Por Samuel Martín-Sosa Rodríguez, responsable de Internacional de Ecologistas en Acción
“Encerrados en una isla concreta, solo necesitamos una cosa:
Convencernos de que no podemos salir. Después, cultivar el jardín”.
N. Sosa
Usted vive en un rascacielos. El edificio lleva tiempo ardiendo, y las llamas ya le han obligado a subir al último piso. Junto a una ventana que se abre al vacío, descubre un paracaídas. ¿Se tiraría por la ventana con él? No parece que haya necesidad de pensárselo mucho. Póngaselo y adelante, láncese por ese agujero que se abre a su salvación. La tentación de trasladar este dilema al asunto que nos ocupa es grande. Frente a un clima cada día más desbocado, la geoingeniería se ofrece como un paracaídas tecnológico, para esquivar el problema del calentamiento por la vía rápida. Sin embargo hay que advertir que el paralelismo es equivocado y el planteamiento de base, erróneo.
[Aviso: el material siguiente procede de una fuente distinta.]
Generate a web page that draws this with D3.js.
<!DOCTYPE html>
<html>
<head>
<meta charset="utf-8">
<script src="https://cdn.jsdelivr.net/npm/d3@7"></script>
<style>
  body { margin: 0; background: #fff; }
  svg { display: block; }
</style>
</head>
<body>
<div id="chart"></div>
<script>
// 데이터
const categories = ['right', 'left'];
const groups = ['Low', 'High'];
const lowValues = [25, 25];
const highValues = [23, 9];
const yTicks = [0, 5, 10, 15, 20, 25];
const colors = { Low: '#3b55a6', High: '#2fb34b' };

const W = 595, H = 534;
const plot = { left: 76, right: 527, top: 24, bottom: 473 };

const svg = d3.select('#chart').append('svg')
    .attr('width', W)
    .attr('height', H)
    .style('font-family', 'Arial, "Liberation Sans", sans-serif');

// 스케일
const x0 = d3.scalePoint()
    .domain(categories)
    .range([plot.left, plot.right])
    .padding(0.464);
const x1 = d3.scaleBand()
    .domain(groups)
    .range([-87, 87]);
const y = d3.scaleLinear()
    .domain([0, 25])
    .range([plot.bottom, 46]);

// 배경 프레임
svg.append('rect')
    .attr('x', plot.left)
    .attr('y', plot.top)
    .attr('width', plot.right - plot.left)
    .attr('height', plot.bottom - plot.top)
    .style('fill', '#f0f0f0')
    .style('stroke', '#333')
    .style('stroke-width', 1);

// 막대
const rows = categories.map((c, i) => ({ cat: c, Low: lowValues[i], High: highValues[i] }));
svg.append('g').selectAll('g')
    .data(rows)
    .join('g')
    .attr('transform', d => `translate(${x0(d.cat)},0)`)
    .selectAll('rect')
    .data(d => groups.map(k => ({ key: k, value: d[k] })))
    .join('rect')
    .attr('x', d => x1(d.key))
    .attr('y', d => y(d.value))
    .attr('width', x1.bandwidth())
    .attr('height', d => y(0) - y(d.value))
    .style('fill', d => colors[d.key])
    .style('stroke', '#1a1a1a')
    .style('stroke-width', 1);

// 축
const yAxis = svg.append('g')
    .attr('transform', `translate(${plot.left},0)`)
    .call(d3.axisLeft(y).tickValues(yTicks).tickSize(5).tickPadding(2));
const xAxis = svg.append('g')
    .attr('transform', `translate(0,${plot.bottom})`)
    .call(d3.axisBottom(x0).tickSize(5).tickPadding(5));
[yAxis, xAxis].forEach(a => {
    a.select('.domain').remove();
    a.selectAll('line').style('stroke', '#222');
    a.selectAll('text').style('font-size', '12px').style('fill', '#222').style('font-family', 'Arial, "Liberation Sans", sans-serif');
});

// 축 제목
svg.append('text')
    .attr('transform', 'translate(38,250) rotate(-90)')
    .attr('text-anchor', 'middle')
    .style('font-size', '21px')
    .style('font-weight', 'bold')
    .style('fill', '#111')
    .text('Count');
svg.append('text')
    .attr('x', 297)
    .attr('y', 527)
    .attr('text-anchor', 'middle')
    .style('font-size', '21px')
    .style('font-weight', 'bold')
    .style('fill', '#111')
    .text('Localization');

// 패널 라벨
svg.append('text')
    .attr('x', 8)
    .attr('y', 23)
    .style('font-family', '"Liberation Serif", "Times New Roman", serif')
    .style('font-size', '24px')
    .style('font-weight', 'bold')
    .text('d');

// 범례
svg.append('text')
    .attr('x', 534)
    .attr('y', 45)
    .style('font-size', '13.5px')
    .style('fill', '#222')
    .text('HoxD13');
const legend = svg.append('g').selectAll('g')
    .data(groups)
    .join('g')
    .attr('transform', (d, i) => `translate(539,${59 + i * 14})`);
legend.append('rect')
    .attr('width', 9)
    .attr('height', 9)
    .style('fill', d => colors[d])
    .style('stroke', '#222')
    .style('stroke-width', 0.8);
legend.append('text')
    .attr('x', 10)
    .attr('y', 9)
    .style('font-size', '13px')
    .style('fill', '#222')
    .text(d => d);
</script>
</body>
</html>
En primer lugar porque el paracaídas nunca ha sido- y nunca podrá ser, como veremos- testado. En segundo lugar porque el edificio, que es el único lugar donde podemos vivir, seguirá en llamas. Y a los que pusieron el paracaídas junto a la ventana, les interesa que siga en llamas. La geoingeniería se presenta como la única forma plausible de afrontar la ineludible y ya acuciante realidad climática sin que haya que tocar el núcleo del sistema.